### WORK REQUIRED
Starting with the first line of the listing, quote each line exactly until and including the one with "plt.rcParams['hatch.linewidth'] = 1.0", leaving pictures out.
┄┄┄┄┄┄
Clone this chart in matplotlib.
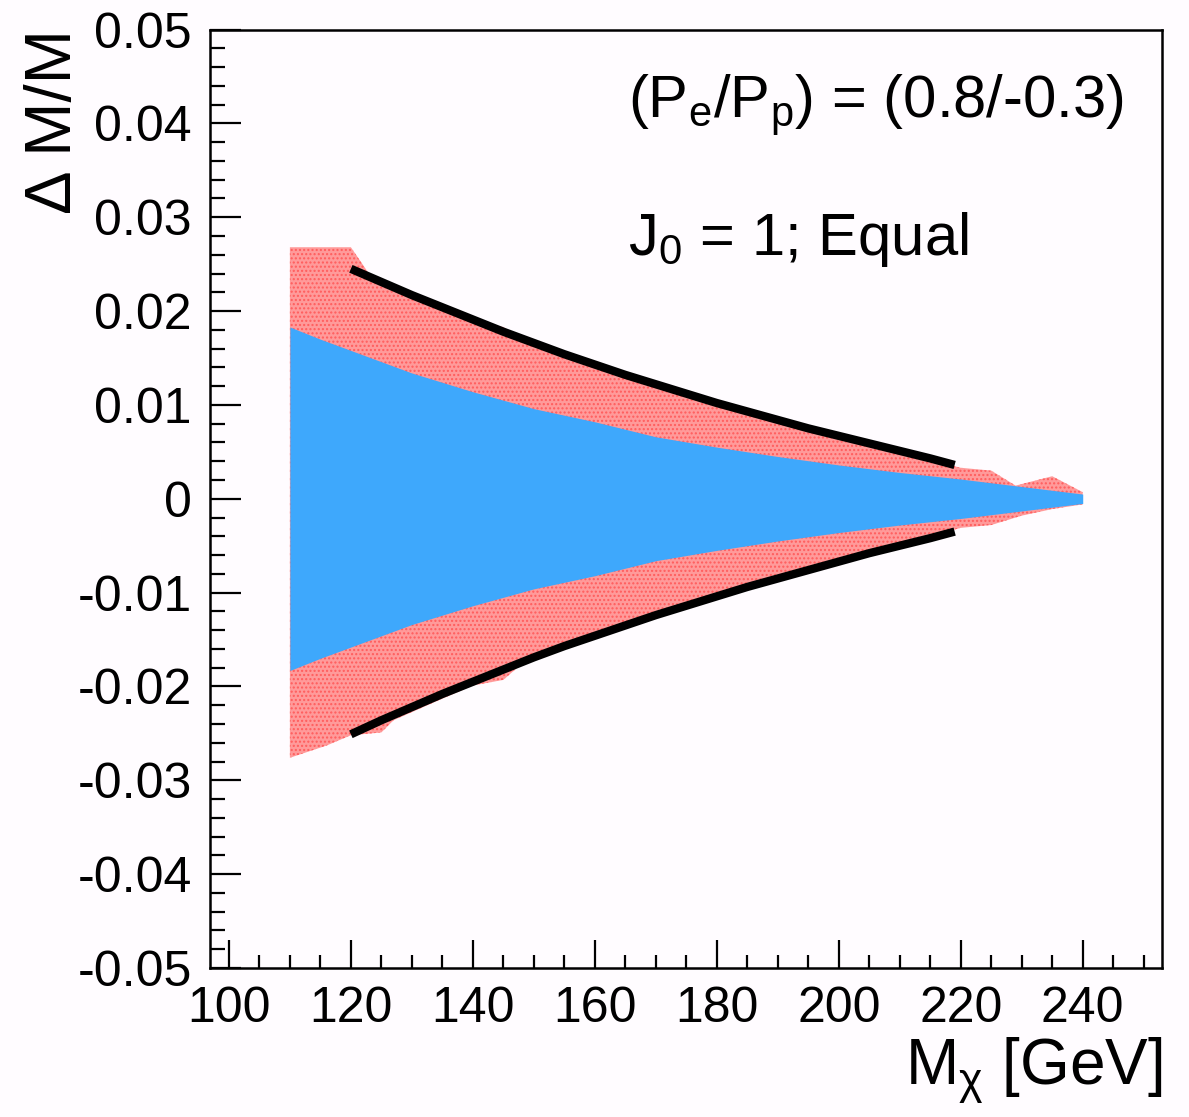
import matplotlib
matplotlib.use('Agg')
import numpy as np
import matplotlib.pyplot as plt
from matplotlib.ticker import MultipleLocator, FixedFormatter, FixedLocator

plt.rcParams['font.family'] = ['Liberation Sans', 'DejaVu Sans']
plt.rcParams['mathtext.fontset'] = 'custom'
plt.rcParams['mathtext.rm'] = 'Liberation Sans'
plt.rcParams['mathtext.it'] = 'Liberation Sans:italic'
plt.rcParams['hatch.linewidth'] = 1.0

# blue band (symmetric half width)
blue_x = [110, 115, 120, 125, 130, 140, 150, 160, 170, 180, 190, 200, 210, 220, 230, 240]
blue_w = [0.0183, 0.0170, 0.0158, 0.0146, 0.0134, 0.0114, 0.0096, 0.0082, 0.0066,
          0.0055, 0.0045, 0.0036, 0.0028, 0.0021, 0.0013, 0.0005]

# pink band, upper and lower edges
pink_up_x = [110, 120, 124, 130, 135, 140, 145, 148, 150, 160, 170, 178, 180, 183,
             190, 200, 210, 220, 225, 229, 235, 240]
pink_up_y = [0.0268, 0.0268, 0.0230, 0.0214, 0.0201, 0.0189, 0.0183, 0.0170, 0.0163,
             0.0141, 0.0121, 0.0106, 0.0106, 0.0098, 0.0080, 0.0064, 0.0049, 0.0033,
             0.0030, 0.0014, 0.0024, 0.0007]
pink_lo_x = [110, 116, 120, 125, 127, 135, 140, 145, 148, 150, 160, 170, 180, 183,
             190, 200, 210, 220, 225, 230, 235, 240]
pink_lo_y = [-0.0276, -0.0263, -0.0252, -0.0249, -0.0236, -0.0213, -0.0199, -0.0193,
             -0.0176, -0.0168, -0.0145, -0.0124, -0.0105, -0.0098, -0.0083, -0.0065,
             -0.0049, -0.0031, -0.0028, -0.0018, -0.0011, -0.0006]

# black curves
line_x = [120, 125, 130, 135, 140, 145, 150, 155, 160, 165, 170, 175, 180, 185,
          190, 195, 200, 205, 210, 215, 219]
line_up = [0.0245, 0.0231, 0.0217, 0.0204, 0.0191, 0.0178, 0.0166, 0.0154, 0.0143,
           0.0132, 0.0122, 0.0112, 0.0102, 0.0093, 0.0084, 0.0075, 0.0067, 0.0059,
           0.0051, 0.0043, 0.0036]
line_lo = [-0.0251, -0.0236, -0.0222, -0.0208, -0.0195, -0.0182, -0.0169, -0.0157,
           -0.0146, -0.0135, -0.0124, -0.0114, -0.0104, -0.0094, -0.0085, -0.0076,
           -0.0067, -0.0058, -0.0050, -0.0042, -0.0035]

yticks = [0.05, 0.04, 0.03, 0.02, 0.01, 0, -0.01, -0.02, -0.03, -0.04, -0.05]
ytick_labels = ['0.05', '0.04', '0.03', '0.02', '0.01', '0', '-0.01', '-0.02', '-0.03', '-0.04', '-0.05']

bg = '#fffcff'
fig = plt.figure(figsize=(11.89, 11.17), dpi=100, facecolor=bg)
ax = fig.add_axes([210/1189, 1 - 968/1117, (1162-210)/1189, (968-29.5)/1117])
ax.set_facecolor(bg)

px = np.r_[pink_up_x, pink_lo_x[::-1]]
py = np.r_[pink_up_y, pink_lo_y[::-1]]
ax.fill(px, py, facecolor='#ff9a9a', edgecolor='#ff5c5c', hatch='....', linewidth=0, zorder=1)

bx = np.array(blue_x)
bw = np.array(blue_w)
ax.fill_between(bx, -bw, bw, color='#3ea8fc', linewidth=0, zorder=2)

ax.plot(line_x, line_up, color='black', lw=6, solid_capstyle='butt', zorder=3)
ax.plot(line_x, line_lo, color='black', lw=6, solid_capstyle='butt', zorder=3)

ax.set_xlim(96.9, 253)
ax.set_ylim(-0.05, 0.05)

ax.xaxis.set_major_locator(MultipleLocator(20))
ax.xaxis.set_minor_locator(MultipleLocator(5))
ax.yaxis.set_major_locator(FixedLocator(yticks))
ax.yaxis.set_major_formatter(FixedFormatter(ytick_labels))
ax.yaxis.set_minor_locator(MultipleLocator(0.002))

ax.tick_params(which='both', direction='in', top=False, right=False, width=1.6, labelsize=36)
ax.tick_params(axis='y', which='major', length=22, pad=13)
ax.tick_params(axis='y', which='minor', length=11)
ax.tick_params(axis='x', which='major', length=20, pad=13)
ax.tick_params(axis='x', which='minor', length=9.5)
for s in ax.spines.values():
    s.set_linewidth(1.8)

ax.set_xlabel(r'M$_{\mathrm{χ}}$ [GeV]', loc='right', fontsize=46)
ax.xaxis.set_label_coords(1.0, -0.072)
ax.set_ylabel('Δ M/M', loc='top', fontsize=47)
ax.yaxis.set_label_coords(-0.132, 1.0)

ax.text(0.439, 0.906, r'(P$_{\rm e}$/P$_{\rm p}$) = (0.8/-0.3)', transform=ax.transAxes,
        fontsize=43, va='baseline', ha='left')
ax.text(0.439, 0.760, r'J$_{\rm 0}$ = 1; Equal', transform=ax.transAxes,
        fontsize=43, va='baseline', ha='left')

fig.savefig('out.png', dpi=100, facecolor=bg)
┄┄┄┄┄┄
### EXERCISE SOLUTION
Clone this chart in matplotlib.
import matplotlib
matplotlib.use('Agg')
import numpy as np
import matplotlib.pyplot as plt
from matplotlib.ticker import MultipleLocator, FixedFormatter, FixedLocator

plt.rcParams['font.family'] = ['Liberation Sans', 'DejaVu Sans']
plt.rcParams['mathtext.fontset'] = 'custom'
plt.rcParams['mathtext.rm'] = 'Liberation Sans'
plt.rcParams['mathtext.it'] = 'Liberation Sans:italic'
plt.rcParams['hatch.linewidth'] = 1.0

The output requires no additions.